Darwin's Sources: An Exhibit for the 2008 A.C. Moore Lecture
Thomas Cooper Library, Graniteville Room, Mezzanine LevelApr 7, 2008 - Apr 25, 2008
This exhibit explores the books that Darwin acknowledged as the precursors of
his own (1859). In 1861, for the third edition, he added
a new “Historical Sketch of the Progress of Opinion,” and he continued to adapt
and polish that account through to his final revision for the sixth edition. The books
on display are chiefly drawn from the C. Warren Irvin, Jr. Collection of Charles
Darwin and Darwiniana, donated to the University by Dr. and Mrs. Irvin in 1995.
Since the original donation, a significant number of items have been added to the
collection, through the endowment that Dr. and Mrs. Irvin established; since the
collection of Darwin’s own first editions was completed, the collecting focus
for endowment funds has been on books that influenced Darwin or were influenced
by him.
Highlights include works by such well-known writers as Darwin’s grandfather
Erasmus, Malthus, Lamarck, Lyell, Owen, and Spencer, as well as lesser-known
figures such as the orchid expert the Rev. William Herbert, the Scottish timber
grower Patrick Matthew, the Dublin physician Henry Freke, and the Oxford
theologian Baden Powell (father of the founder of the Boy Scouts).

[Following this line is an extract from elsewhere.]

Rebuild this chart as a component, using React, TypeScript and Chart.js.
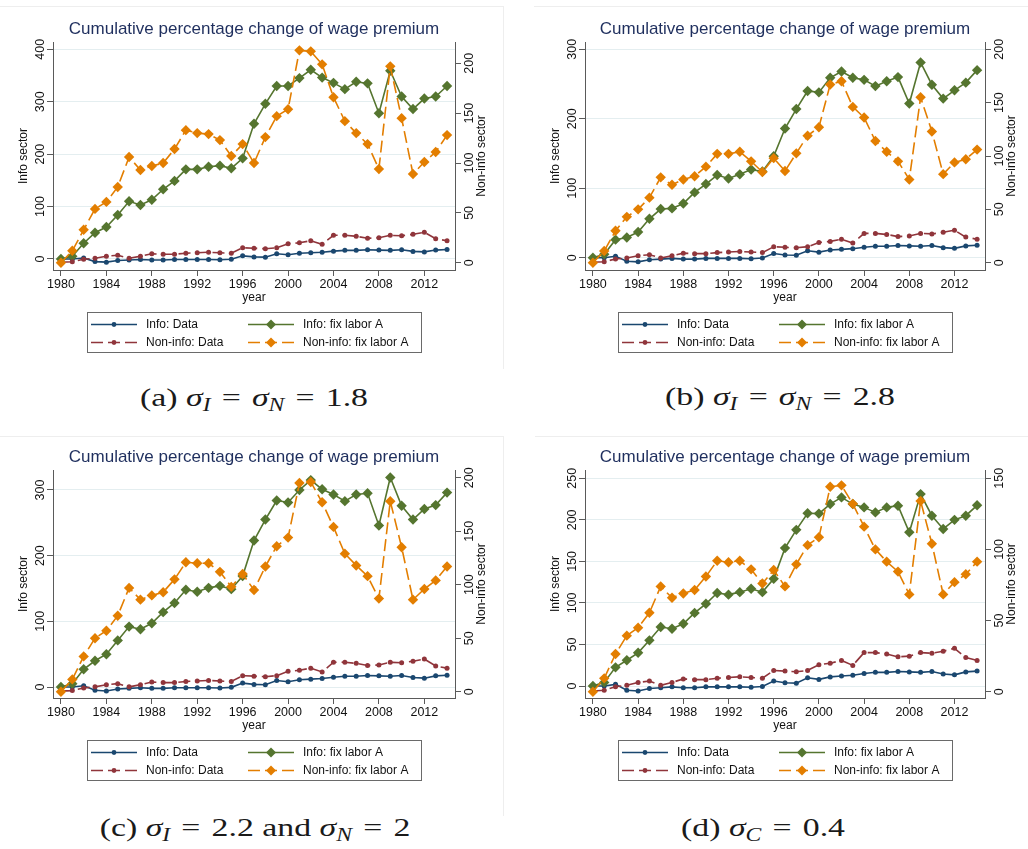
import React, { useEffect, useRef } from 'react';
import { Chart, registerables } from 'chart.js';

Chart.register(...registerables);

// ---------- data ----------
const years = [
  1980, 1981, 1982, 1983, 1984, 1985, 1986, 1987, 1988, 1989,
  1990, 1991, 1992, 1993, 1994, 1995, 1996, 1997, 1998, 1999,
  2000, 2001, 2002, 2003, 2004, 2005, 2006, 2007, 2008, 2009,
  2010, 2011, 2012, 2013, 2014,
];
const xTicks = [1980, 1984, 1988, 1992, 1996, 2000, 2004, 2008, 2012];

const infoData = [0, 0, 2, -5, -6, -3, -2, -1, -2, -2, -1, -1, -1, -1, -1.5, -0.5, 6, 4, 3.5, 10, 8, 11, 12, 13, 15, 16.5, 16.5, 17.5, 17, 16.5, 17.5, 14.5, 13.5, 17, 18];
const nonInfoData = [0.5, 1, 3.5, 4.5, 6.5, 7.5, 4.5, 6.5, 9, 8.5, 8.5, 9.5, 10, 10.5, 10, 9.5, 15, 14.5, 14, 15, 19, 20, 22, 18.5, 27.5, 27.5, 26.5, 24.5, 25, 27.5, 27, 28.5, 30.5, 24, 22];

const infoFixA_a = [0, 5, 30, 50, 61, 84, 110, 103, 113, 133, 149, 171, 171, 176, 178, 173, 192, 258, 296, 330, 330, 345, 361, 346, 336, 324, 338, 335, 278, 359, 310, 286, 306, 310, 330];
const nonInfoFixA_a = [0, 12, 33, 54, 61, 76, 106, 93, 97, 100, 114, 133, 130, 129, 123, 107, 119, 100, 126, 147, 154, 213, 212, 199, 166, 142, 130, 119, 94, 197, 145, 89, 101, 111, 128];

const infoFixA_b = [0, 5, 26, 29, 37, 56, 70, 71, 78, 94, 106, 119, 114, 120, 127, 124, 146, 186, 214, 240, 238, 259, 268, 259, 256, 247, 254, 260, 222, 281, 249, 229, 241, 252, 270];
const nonInfoFixA_b = [0, 11, 30, 43, 50, 61, 80, 73, 78, 81, 90, 102, 102, 104, 95, 85, 98, 86, 102.5, 119, 127, 167, 170, 146, 136, 114, 104, 95, 78, 155, 123, 83, 94, 97, 106];

const infoFixA_c = [0, 5, 27, 40, 50, 71, 92, 88, 97, 114, 128, 148, 145, 151, 154, 149, 169, 223, 255, 284, 281, 300, 315, 301, 293, 283, 293, 295, 246, 319, 276, 255, 271, 277, 296];
const nonInfoFixA_c = [0, 11.5, 33, 50, 57, 71, 97, 86, 90, 93, 105, 121, 120, 120, 112, 98, 110, 95, 117, 136, 144, 195, 196, 177, 154, 129, 118, 108, 87, 178, 135, 86, 96, 104, 117];

const infoFixA_d = [0, 4.4, 22.5, 31, 40, 55, 71, 69, 75, 88, 99, 112, 110, 113, 117, 113, 129, 166, 188, 208, 207.5, 219, 227, 219, 215, 209, 215, 217, 185, 231, 205, 189, 200, 205, 217.5];
const nonInfoFixA_d = [0, 9.4, 26.5, 39.4, 45, 55.5, 74, 66, 69, 71.5, 81, 92, 91, 92, 86, 76, 85.5, 74, 89.5, 103, 108.5, 144, 145, 132, 116, 100, 91.4, 84.4, 68.4, 134, 104, 68.4, 77, 82.5, 91.4];

const leftTicks_a = [0, 100, 200, 300, 400];
const rightTicks_a = [0, 50, 100, 150, 200];
const leftTicks_b = [0, 100, 200, 300];
const rightTicks_b = [0, 50, 100, 150, 200];
const leftTicks_c = [0, 100, 200, 300];
const rightTicks_c = [0, 50, 100, 150, 200];
const leftTicks_d = [0, 50, 100, 150, 200, 250];
const rightTicks_d = [0, 50, 100, 150];

const seriesLabels = ['Info: Data', 'Info: fix labor A', 'Non-info: Data', 'Non-info: fix labor A'];
const titleText = 'Cumulative percentage change of wage premium';
const leftTitle = 'Info sector';
const rightTitle = 'Non-info sector';
const xTitle = 'year';

// ---------- styles ----------
const SANS = '"Liberation Sans", Arial, sans-serif';
const BLUE = '#1a476f';
const RED = '#90353b';
const GREEN = '#55752f';
const ORANGE = '#e37e00';
const AXIS = '#5a5a5a';
const GRID = '#e4eef0';
const DASH = [12, 5];

type PanelProps = {
  left: number;
  top: number;
  plotLeft: number;
  plotRight: number;
  fixInfo: number[];
  fixNonInfo: number[];
  leftRange: [number, number];
  rightRange: [number, number];
  leftTicks: number[];
  rightTicks: number[];
};

const W = 514;
const H = 370;
const PLOT_TOP = 42;
const PLOT_BOTTOM = 270;
const XAXIS_H = 20;

function toPts(vals: number[]) {
  return years.map((y, i) => ({ x: y, y: vals[i] }));
}

function Panel(p: PanelProps) {
  const ref = useRef<HTMLCanvasElement | null>(null);
  useEffect(() => {
    const canvas = ref.current;
    if (!canvas) return;

    const overlay = {
      id: 'overlay',
      afterDraw(chart: any) {
        const ctx = chart.ctx as CanvasRenderingContext2D;
        const ca = chart.chartArea;
        const cx = (ca.left + ca.right) / 2;
        ctx.save();
        // title
        ctx.fillStyle = '#1f2f5e';
        ctx.font = `17px ${SANS}`;
        ctx.textAlign = 'center';
        ctx.textBaseline = 'middle';
        ctx.fillText(titleText, cx, 29.5);

        // y tick labels (rotated)
        ctx.fillStyle = '#111';
        ctx.font = `12.5px ${SANS}`;
        const yl = chart.scales.yL;
        const yr = chart.scales.yR;
        for (const t of yl.ticks) {
          const y = yl.getPixelForValue(t.value);
          ctx.save();
          ctx.translate(ca.left - 12.5, y);
          ctx.rotate(-Math.PI / 2);
          ctx.fillText(String(t.value), 0, 0);
          ctx.restore();
        }
        for (const t of yr.ticks) {
          const y = yr.getPixelForValue(t.value);
          ctx.save();
          ctx.translate(ca.right + 15, y);
          ctx.rotate(-Math.PI / 2);
          ctx.fillText(String(t.value), 0, 0);
          ctx.restore();
        }
        // axis titles
        ctx.font = `12px ${SANS}`;
        const cy = (ca.top + ca.bottom) / 2;
        ctx.save();
        ctx.translate(ca.left - 29, cy);
        ctx.rotate(-Math.PI / 2);
        ctx.fillText(leftTitle, 0, 0);
        ctx.restore();
        ctx.save();
        ctx.translate(ca.right + 27, cy);
        ctx.rotate(-Math.PI / 2);
        ctx.fillText(rightTitle, 0, 0);
        ctx.restore();
        ctx.fillText(xTitle, cx, 297.5);

        // legend
        const bw = 334;
        const bh = 40;
        const bx = Math.round(cx - bw / 2);
        const by = 312;
        ctx.fillStyle = '#fff';
        ctx.fillRect(bx, by, bw, bh);
        ctx.strokeStyle = '#6a6a6a';
        ctx.lineWidth = 1;
        ctx.strokeRect(bx + 0.5, by + 0.5, bw, bh);
        const items = [
          { label: seriesLabels[0], color: BLUE, dash: [] as number[], diamond: false, col: 0, row: 0 },
          { label: seriesLabels[1], color: GREEN, dash: [] as number[], diamond: true, col: 1, row: 0 },
          { label: seriesLabels[2], color: RED, dash: DASH, diamond: false, col: 0, row: 1 },
          { label: seriesLabels[3], color: ORANGE, dash: DASH, diamond: true, col: 1, row: 1 },
        ];
        ctx.textAlign = 'left';
        ctx.font = `12px ${SANS}`;
        for (const it of items) {
          const x0 = bx + (it.col === 0 ? 4 : 161);
          const x1 = x0 + 46;
          const y = by + (it.row === 0 ? 12.5 : 30.5);
          ctx.strokeStyle = it.color;
          ctx.lineWidth = 1.6;
          ctx.setLineDash(it.dash);
          ctx.beginPath();
          ctx.moveTo(x0, y);
          ctx.lineTo(x1, y);
          ctx.stroke();
          ctx.setLineDash([]);
          const mx = (x0 + x1) / 2;
          ctx.fillStyle = it.color;
          ctx.beginPath();
          if (it.diamond) {
            const r = 5;
            ctx.moveTo(mx, y - r);
            ctx.lineTo(mx + r, y);
            ctx.lineTo(mx, y + r);
            ctx.lineTo(mx - r, y);
            ctx.closePath();
          } else {
            ctx.arc(mx, y, 2.4, 0, Math.PI * 2);
          }
          ctx.fill();
          ctx.fillStyle = '#111';
          ctx.fillText(it.label, x0 + 55, y + 0.5);
        }
        ctx.restore();
      },
    };

    const lineDs = (label: string, vals: number[], color: string, axis: string, dashed: boolean, diamond: boolean, order: number) => ({
      label,
      data: toPts(vals),
      yAxisID: axis,
      borderColor: color,
      backgroundColor: color,
      borderWidth: 1.6,
      borderDash: dashed ? DASH : [],
      pointStyle: diamond ? 'rectRot' : 'circle',
      pointRadius: diamond ? 5.2 : 2.5,
      pointBorderWidth: 0,
      pointBackgroundColor: color,
      pointBorderColor: color,
      tension: 0,
      clip: false as any,
      order,
    });

    const chart = new Chart(canvas, {
      type: 'line',
      data: {
        datasets: [
          lineDs(seriesLabels[0], infoData, BLUE, 'yL', false, false, 3),
          lineDs(seriesLabels[1], p.fixInfo, GREEN, 'yL', false, true, 2),
          lineDs(seriesLabels[2], nonInfoData, RED, 'yR', true, false, 1),
          lineDs(seriesLabels[3], p.fixNonInfo, ORANGE, 'yR', true, true, 0),
        ],
      },
      options: {
        animation: false,
        responsive: false,
        maintainAspectRatio: false,
        devicePixelRatio: 1,
        layout: { padding: { top: PLOT_TOP, bottom: H - PLOT_BOTTOM - XAXIS_H, left: 0, right: 0 } },
        plugins: {
          legend: { display: false },
          title: { display: false },
          tooltip: { enabled: false },
        },
        scales: {
          x: {
            type: 'linear',
            min: 1979.3,
            max: 2014.7,
            afterBuildTicks: (s: any) => {
              s.ticks = xTicks.map((v) => ({ value: v }));
            },
            afterFit: (s: any) => {
              s.height = XAXIS_H;
            },
            grid: { drawOnChartArea: false, drawTicks: true, tickLength: 6, tickColor: AXIS, tickWidth: 1 },
            border: { display: true, color: AXIS, width: 1 },
            ticks: {
              color: '#111',
              font: { family: SANS, size: 12.5 },
              padding: 1,
              maxRotation: 0,
              autoSkip: false,
              callback: (v: any) => String(v),
            },
          },
          yL: {
            type: 'linear',
            position: 'left',
            min: p.leftRange[0],
            max: p.leftRange[1],
            afterBuildTicks: (s: any) => {
              s.ticks = p.leftTicks.map((v) => ({ value: v }));
            },
            afterFit: (s: any) => {
              s.width = p.plotLeft;
            },
            grid: { color: GRID, lineWidth: 1, drawTicks: true, tickLength: 6, tickColor: AXIS, tickWidth: 1 },
            border: { display: true, color: AXIS, width: 1 },
            ticks: { display: false },
          },
          yR: {
            type: 'linear',
            position: 'right',
            min: p.rightRange[0],
            max: p.rightRange[1],
            afterBuildTicks: (s: any) => {
              s.ticks = p.rightTicks.map((v) => ({ value: v }));
            },
            afterFit: (s: any) => {
              s.width = W - p.plotRight;
            },
            grid: { drawOnChartArea: false, drawTicks: true, tickLength: 6, tickColor: AXIS, tickWidth: 1 },
            border: { display: true, color: AXIS, width: 1 },
            ticks: { display: false },
          },
        },
      } as any,
      plugins: [overlay],
    });
    return () => chart.destroy();
  }, []);
  return (
    <canvas
      ref={ref}
      width={W}
      height={H}
      style={{ position: 'absolute', left: p.left, top: p.top, width: W, height: H }}
    />
  );
}

function Caption({ cx, cy, children, sx }: { cx: number; cy: number; children: any; sx: number }) {
  return (
    <div
      style={{
        position: 'absolute',
        left: cx - 250,
        top: cy - 20,
        width: 500,
        height: 40,
        lineHeight: '40px',
        textAlign: 'center',
        fontFamily: '"Liberation Serif", "DejaVu Serif", serif',
        fontSize: 26,
        color: '#1a1a1a',
        whiteSpace: 'nowrap',
        transform: `scaleX(${sx})`,
      }}
    >
      {children}
    </div>
  );
}

const Sig = ({ sub }: { sub: string }) => (
  <span>
    <i>σ</i>
    <i style={{ fontSize: '0.7em', position: 'relative', top: '0.3em' }}>{sub}</i>
  </span>
);
const Eq = () => <span style={{ margin: '0 0.33em' }}>=</span>;

const Faint = ({ l, t, w, h }: { l: number; t: number; w: number; h: number }) => (
  <div style={{ position: 'absolute', left: l, top: t, width: w, height: h, background: '#eeeeee' }} />
);

export default function App() {
  return (
    <div style={{ position: 'absolute', left: 0, top: 0, width: 1028, height: 849, background: '#fff', overflow: 'hidden' }}>
      <Faint l={0} t={6} w={503} h={1} />
      <Faint l={503} t={6} w={1} h={363} />
      <Faint l={534} t={6} w={494} h={1} />
      <Faint l={0} t={436} w={503} h={1} />
      <Faint l={503} t={436} w={1} h={380} />
      <Faint l={535} t={436} w={493} h={1} />
      <Panel left={0} top={0} plotLeft={53} plotRight={455} fixInfo={infoFixA_a} fixNonInfo={nonInfoFixA_a}
        leftRange={[-21, 413.9]} rightRange={[-7.3, 221.4]} leftTicks={leftTicks_a} rightTicks={rightTicks_a} />
      <Panel left={514} top={0} plotLeft={71} plotRight={471} fixInfo={infoFixA_b} fixNonInfo={nonInfoFixA_b}
        leftRange={[-17.7, 310.5]} rightRange={[-6.8, 206.8]} leftTicks={leftTicks_b} rightTicks={rightTicks_b} />
      <Panel left={0} top={428} plotLeft={53} plotRight={455} fixInfo={infoFixA_c} fixNonInfo={nonInfoFixA_c}
        leftRange={[-16.7, 330.4]} rightRange={[-5.9, 207.2]} leftTicks={leftTicks_c} rightTicks={rightTicks_c} />
      <Panel left={514} top={428} plotLeft={71} plotRight={471} fixInfo={infoFixA_d} fixNonInfo={nonInfoFixA_d}
        leftRange={[-14.4, 260]} rightRange={[-4.4, 155.8]} leftTicks={leftTicks_d} rightTicks={rightTicks_d} />

      <Caption cx={254} cy={398} sx={1.3}>
        (a)&nbsp;<Sig sub="I" /><Eq /><Sig sub="N" /><Eq />1.8
      </Caption>
      <Caption cx={779.5} cy={397} sx={1.3}>
        (b)&nbsp;<Sig sub="I" /><Eq /><Sig sub="N" /><Eq />2.8
      </Caption>
      <Caption cx={255} cy={828} sx={1.3}>
        (c)&nbsp;<Sig sub="I" /><Eq />2.2 and <Sig sub="N" /><Eq />2
      </Caption>
      <Caption cx={762.5} cy={828} sx={1.3}>
        (d)&nbsp;<Sig sub="C" /><Eq />0.4
      </Caption>
    </div>
  );
}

The final
cases display the periodical article in which Darwin and Wallace first announced
the new theory, the first edition of Darwin’s famous book, an autograph letter by
him about reaction to the Origin, and contemporary caricatures of Darwin and
Huxley.
The exhibition has been mounted to mark the annual A.C. Moore Lectures in
Evolutionary Biology and Society, in the Department of Biological Sciences.
The Moore Lectures, endowed by a private donor in 2007, commemorate Prof.
Andrew Charles Moore (1866-1928), an 1887 graduate of the University of
South Carolina, who after a period of study in the Botany Department at the
University of Chicago returned to USC to teach, completed his Chicago PhD,
and in 1905 became the first chairman of a separate Department of Biology.
He twice served as Interim President, in 1908-1909 and again in 1913-1914.
The University’s A. C. Moore Herbarium is named for him.